Yoshi Minamikawa: If a Japanese director becomes famous, they will go to Hollywood. Everything. The baseball players, scientists, everybody goes to U.S.
But these days, Minamikawa is souring on American clients; he says they’ve been weaseling out of paying. They call him up and say this:
Minamikawa: Sorry, this season we are selling no good. So could you cancel it? Oh my god.
He spoke at a recent trade fair in Shanghai. More than half of the dozen or so factory owners we talked to say they’ve added American retailers and big-box stores to their bad-guy list. Now, this perception may not be fair. But more export deals to the U.S. have gone sour. By one estimate, Chinese companies lost $150 million last year because of American deals that fell through; that’s more than double the figure from the previous year.
Sometimes, the “Made in China” goods already have already shipped by the time a customer reneges.

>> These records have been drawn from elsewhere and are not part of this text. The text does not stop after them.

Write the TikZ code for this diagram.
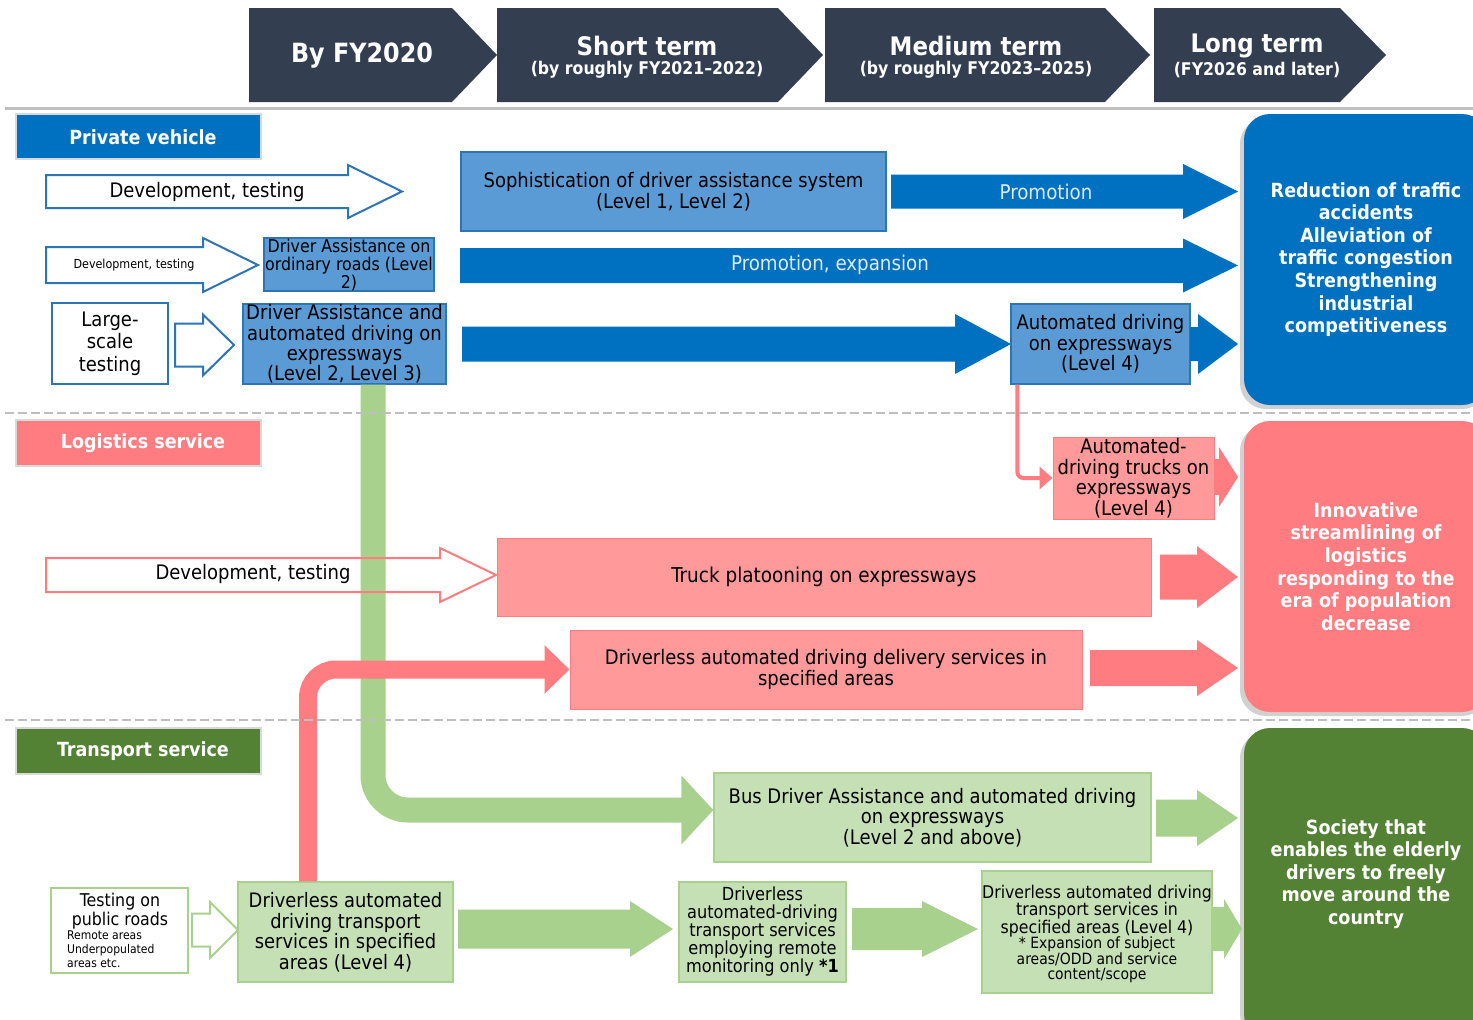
\documentclass[tikz,border=0pt]{standalone}
\usepackage{fontspec}
\setmainfont{DejaVu Sans Condensed}
\usetikzlibrary{arrows.meta}
\definecolor{hdr}{HTML}{333F50}
\definecolor{bstrong}{HTML}{0070C0}
\definecolor{blight}{HTML}{5B9BD5}
\definecolor{bborder}{HTML}{2E75B6}
\definecolor{pstrong}{HTML}{FF7C80}
\definecolor{plight}{HTML}{FF999A}
\definecolor{gstrong}{HTML}{548235}
\definecolor{garrow}{HTML}{A9D18E}
\definecolor{glight}{HTML}{C5E0B4}
\definecolor{sepgray}{HTML}{BFBFBF}
\definecolor{arrtext}{HTML}{DDEBF7}
\newcommand\fs[2]{\fontsize{#1}{#2}\selectfont}
\newcommand\barrow[7]{\path[#1] (#2,{#5-#6}) -- (#3,{#5-#6}) -- (#3,{#5-#7}) -- (#4,#5) -- (#3,{#5+#7}) -- (#3,{#5+#6}) -- (#2,{#5+#6}) -- cycle;}
\newcommand\bx[7]{\node[#1, minimum width={(#5-#3)*1pt}, minimum height={(#6-#4)*1pt}] (#2) at ({(#3+#5)/2},{(#4+#6)/2}) {#7};}
\begin{document}
\begin{tikzpicture}[x=1pt,y=-1pt,
  hdtitle/.style={text=white, font=\bfseries\fs{25.5}{28}, inner sep=0pt},
  hdsub/.style={text=white, font=\bfseries\fs{17.5}{20}, inner sep=0pt},
  catlabel/.style={fill=#1, draw=black!15, line width=2pt, inner sep=0pt},
  cattext/.style={text=white, font=\bfseries\fs{19.5}{22}, inner sep=0pt},
  bluebox/.style={fill=blight, draw=bborder, line width=1.2pt, align=center, inner sep=0pt, font=\fs{20}{20.3}},
  pinkbox/.style={fill=plight, draw=pstrong, line width=1pt, align=center, inner sep=0pt, font=\fs{20}{20.5}},
  greenbox/.style={fill=glight, draw=garrow, line width=1.2pt, align=center, inner sep=0pt, font=\fs{20}{20.5}},
  whitebox/.style={fill=white, draw=bborder, line width=2pt, align=center, inner sep=0pt, font=\fs{20}{22.5}},
  testbox/.style={fill=white, draw=garrow, line width=2pt},
  outcome/.style={fill=#1, rounded corners=26pt, text=white, align=center, font=\bfseries\fs{19.5}{22.6}, inner sep=0pt},
  outtext/.style={text=white, align=center, font=\bfseries\fs{19.5}{22.6}, inner sep=0pt},
  outB/.style={draw=bborder, fill=white, line width=2pt},
  outP/.style={draw=pstrong, line width=2pt},
  outG/.style={draw=garrow, fill=white, line width=2pt},
  arrtxt/.style={text=arrtext, font=\fs{20.3}{22}, inner sep=0pt},
  txt/.style={font=\fs{20}{22}, align=center, inner sep=0pt},
  sepdash/.style={sepgray, line width=2.5pt, dash pattern=on 9pt off 4pt}
]
\useasboundingbox (0,0) rectangle (1473,1020);
\clip (0,0) rectangle (1473,1020);
\fill[white] (0,0) rectangle (1473,1020);

% ---------- header ----------
\fill[hdr] (249,8) -- (452,8) -- (497,55) -- (452,102) -- (249,102) -- cycle;
\node[hdtitle, font=\bfseries\fs{26.5}{28}] (h1) at (362,56) {By FY2020};
\fill[hdr] (497,8) -- (778,8) -- (823,55) -- (778,102) -- (497,102) -- cycle;
\node[hdtitle] (h2) at (647,46) {Short term};
\node[hdsub] (h2s) at (647,70) {(by roughly FY2021–2022)};
\fill[hdr] (825,8) -- (1105,8) -- (1150,55) -- (1105,102) -- (825,102) -- cycle;
\node[hdtitle] (h3) at (976,46) {Medium term};
\node[hdsub] (h3s) at (976,70) {(by roughly FY2023–2025)};
\fill[hdr] (1154,8) -- (1340,8) -- (1386,55) -- (1340,102) -- (1154,102) -- cycle;
\node[hdtitle] (h4) at (1257,46) {Long term};
\node[hdsub] (h4s) at (1257,70) {(FY2026 and later)};
\draw[sepgray, line width=3pt] (5,108) -- (1473,108);

% ---------- category labels ----------
\bx{catlabel=bstrong}{catpv}{16}{114}{261}{159}{}
\node[cattext] (catpvt) at (143,137) {Private vehicle};
\bx{catlabel=pstrong}{catls}{16}{420}{261}{466}{}
\node[cattext] (catlst) at (143,443) {Logistics service};
\bx{catlabel=gstrong}{catts}{16}{728}{261}{774}{}
\node[cattext] (cattst) at (143,751) {Transport service};

% ---------- outcome boxes ----------
\fill[black!18, rounded corners=26pt] (1240,118) rectangle (1488,409);
\bx{outcome=bstrong}{goal1}{1244}{114}{1488}{405}{Reduction of traffic\\accidents\\Alleviation of\\traffic congestion\\Strengthening\\industrial\\competitiveness}
\fill[black!18, rounded corners=26pt] (1240,425) rectangle (1488,716);
\bx{outcome=pstrong}{goal2}{1244}{421}{1488}{712}{Innovative\\streamlining of\\logistics\\responding to the\\era of population\\decrease}
\fill[black!18, rounded corners=26pt] (1240,732) rectangle (1488,1040);
\bx{outcome=gstrong}{goal3}{1244}{728}{1488}{1040}{}
\node[outtext] (goal3t) at (1366,874) {Society that\\enables the elderly\\drivers to freely\\move around the\\country};

% ---------- private vehicle ----------
\barrow{outB}{46}{348}{402}{191.5}{16.5}{26.5}
\node[txt] (dev1) at (207,192) {Development, testing};
\bx{bluebox, font=\fs{20}{21}}{soph}{461}{152}{886}{231}{Sophistication of driver assistance system\\(Level 1, Level 2)}
\barrow{fill=bstrong}{891}{1183}{1238}{191.5}{17}{27.5}
\node[arrtxt] (promo) at (1046,192) {Promotion};

\barrow{outB}{46}{203}{258}{265}{18}{27}
\node[txt, font=\fs{12.4}{14}] (dev2) at (134,265) {Development, testing};
\bx{bluebox, font=\fs{17.6}{18}}{daord}{264}{238}{434}{291}{Driver Assistance on\\ordinary roads (Level\\2)}
\barrow{fill=bstrong}{460}{1183}{1238}{265.5}{17.5}{27}
\node[arrtxt] (promoexp) at (830,265) {Promotion, expansion};

\bx{whitebox}{large}{52}{303}{168}{384}{Large-\\scale\\testing}
\barrow{outB}{175}{203}{234}{345}{21.5}{30.5}
\bx{bluebox, font=\fs{20}{20.3}}{dae}{243}{304}{446}{384}{Driver Assistance and\\automated driving on\\expressways\\(Level 2, Level 3)}
\barrow{fill=bstrong}{462}{955}{1011}{344}{17.5}{30}
\bx{bluebox, font=\fs{20}{20.5}}{auto4}{1011}{304}{1190}{384}{Automated driving\\on expressways\\(Level 4)}
\barrow{fill=bstrong}{1190}{1198}{1238}{344}{17}{30}

% ---------- logistics ----------
\bx{pinkbox, font=\fs{20}{20.5}}{trucks}{1053}{437}{1214}{519}{Automated-\\driving trucks on\\expressways\\(Level 4)}
\barrow{fill=pstrong}{1214}{1219}{1238}{477}{18}{30}
\draw[line width=4pt, pstrong, rounded corners=6pt, -{Triangle[length=13pt,width=22pt]}] ([xshift=7pt]auto4.south west) |- (trucks.west);
\bx{pinkbox, font=\fs{20.5}{22}}{platoon}{497}{538}{1151}{616}{Truck platooning on expressways}
\barrow{fill=pstrong}{1160}{1197}{1238}{577}{22.5}{31}
\bx{pinkbox, font=\fs{20}{20.5}}{delivery}{570}{630}{1082}{709}{Driverless automated driving delivery services in\\specified areas}
\barrow{fill=pstrong}{1090}{1197}{1238}{668}{18}{28}

% ---------- transport ----------
\bx{greenbox, font=\fs{20}{20.5}}{bus}{714}{773}{1151}{862}{Bus Driver Assistance and automated driving\\on expressways\\(Level 2 and above)}
\barrow{fill=garrow}{1156}{1197}{1238}{818}{18.5}{28}
\bx{testbox}{testing}{51}{888}{188}{973}{}
\node[txt, font=\fs{17.6}{19}] (testhead) at (120,911) {Testing on\\public roads};
\node[font=\fs{12}{14}, align=left, anchor=north west, inner sep=0pt] (testsub) at (67,931) {Remote areas\\Underpopulated\\areas etc.};
\barrow{outG}{192}{210}{238}{930}{16.5}{28}
\bx{greenbox, font=\fs{19.9}{20.5}}{dtsa}{238}{882}{453}{982}{Driverless automated\\driving transport\\services in specified\\areas (Level 4)}
\barrow{fill=garrow}{458}{630}{673}{929}{19.5}{28}
\bx{greenbox, font=\fs{18}{18}}{remote}{679}{882}{846}{982}{Driverless\\automated-driving\\transport services\\employing remote\\monitoring only \textbf{*1}}
\barrow{fill=garrow}{852}{922}{978}{929}{21}{28}
\bx{greenbox}{expand}{982}{871}{1212}{993}{}
\node[txt, font=\fs{17.5}{17.5}] (exptop) at (1097,911) {Driverless automated driving\\transport services in\\specified areas (Level 4)};
\node[txt, font=\fs{15.5}{15.5}] (expsub) at (1097,960) {* Expansion of subject\\areas/ODD and service\\content/scope};
\barrow{fill=garrow}{1212}{1224}{1242}{929}{22}{30}

% ---------- bent connectors ----------
\draw[line width=25pt, garrow, rounded corners=35pt, -{Triangle[length=32pt,width=67pt]}] ([xshift=28.5pt]dae.south) |- ([yshift=7.5pt]bus.west);
\draw[line width=18pt, pstrong, rounded corners=28pt, -{Triangle[length=25pt,width=47pt]}] ([xshift=-37.5pt]dtsa.north) |- (delivery.west);

% pink outline development arrow (over the green bar)
\barrow{outP}{46}{440}{496}{575}{17}{27}
\node[txt] (dev3) at (253,574) {Development, testing};

% ---------- dashed separators ----------
\draw[sepdash] (5,413) -- (1473,413);
\draw[sepdash] (5,720) -- (1473,720);
\end{tikzpicture}
\end{document}
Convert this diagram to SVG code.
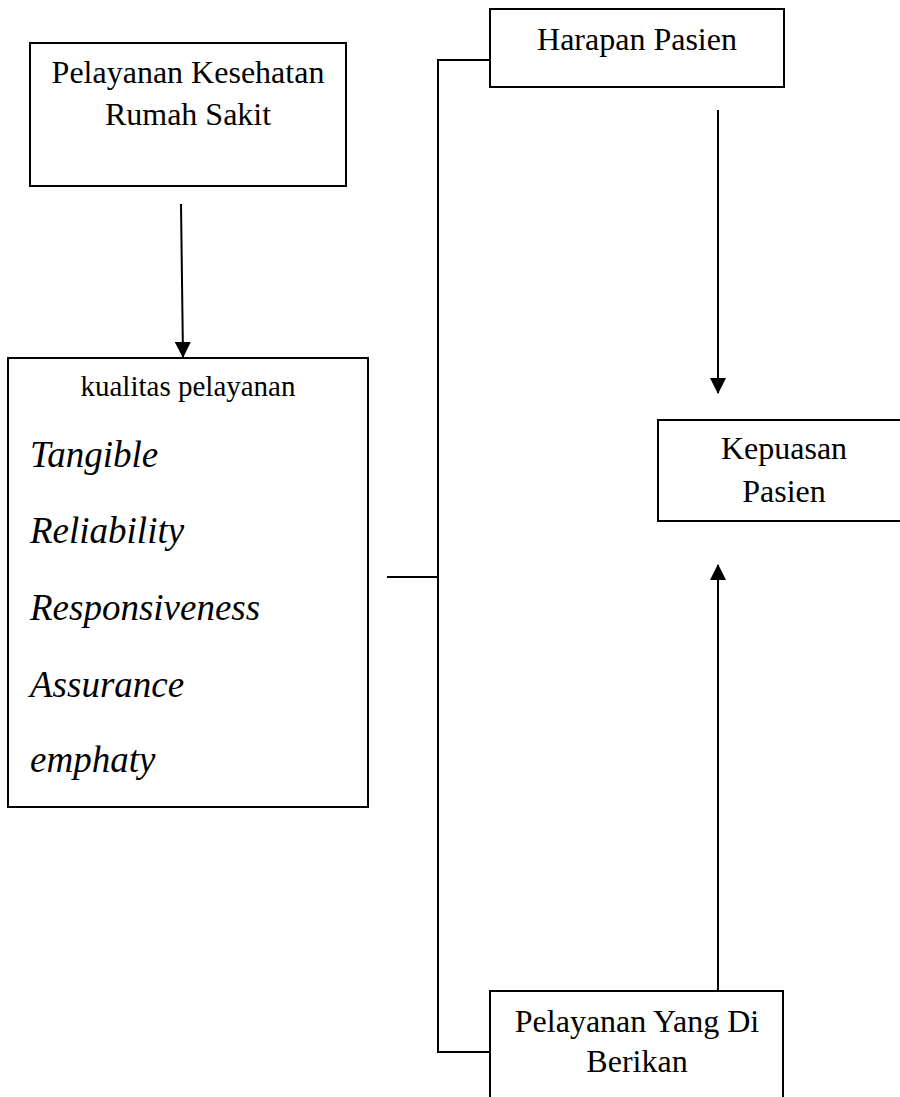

In other cases, Chinese factories have the finished product, but they’re stuck with it. So they call guys like David Dayton. His company Silk Road International can find another buyer in the States if the original party backs out.
Dayton says he’s a popular guy these days.
David Dayton: We’re seeing a lot of factories that are sending us emails, photos, lists of containers of goods that says, “We’ve got five containers of furniture that was supposed to go to a box store, they canceled the order, would you like any of it?”
These nightmares are making Chinese manufacturers more wary. A new survey from HSBC Bank found a “significant increase” in Chinese factories protecting themselves against shady deals. Some require more cash up front. Others ask buyers to submit what’s called a letter of credit: it’s a bank guarantee they’ll pay on time. Essentially, the message is: “We don’t trust westerners the way we once did: can I see some ID?”
For the first time, factory owner Bian Xianping is buying export credit insurance. That gives him his money back if his buyer walks away from the deal.
Bian Xianping: The insurance company checks the financial background of the American customer. Then it insures us against default, up to $70,000. We’re buying financial security.
Dayton: We’ve prior to this year, never heard of a Chinese factory doing due diligence.
Again, American importer David Dayton. He says it’s not just US traders who are getting a bad reputation in China. So is America’s broader economic model.
Dayton: The dollar hasn’t been strong for a few years, and so Chinese companies don’t want to do business in dollars any more. So that takes you down a little bit of a notch. The recession obviously led by whatever events transpired by Wall Street, that’s taken everybody’s perception of American down a notch.
Then there’s swine flu. Point of origin: North America, so stay out.
Dayton: They don’t want their factory quarantined for 10 days, just because an American showed up with a cough. All of those things, event by event by event, it’s certainly changing the perception.
Some economists think this perception is an early tremor in a global re-balancing of power away from the West. Others think it’s a temporary thing. Either way, importers and exporters in China are waiting for the U.S. to recover its economic mojo.
In Shanghai I’m Scott Tong for Marketplace.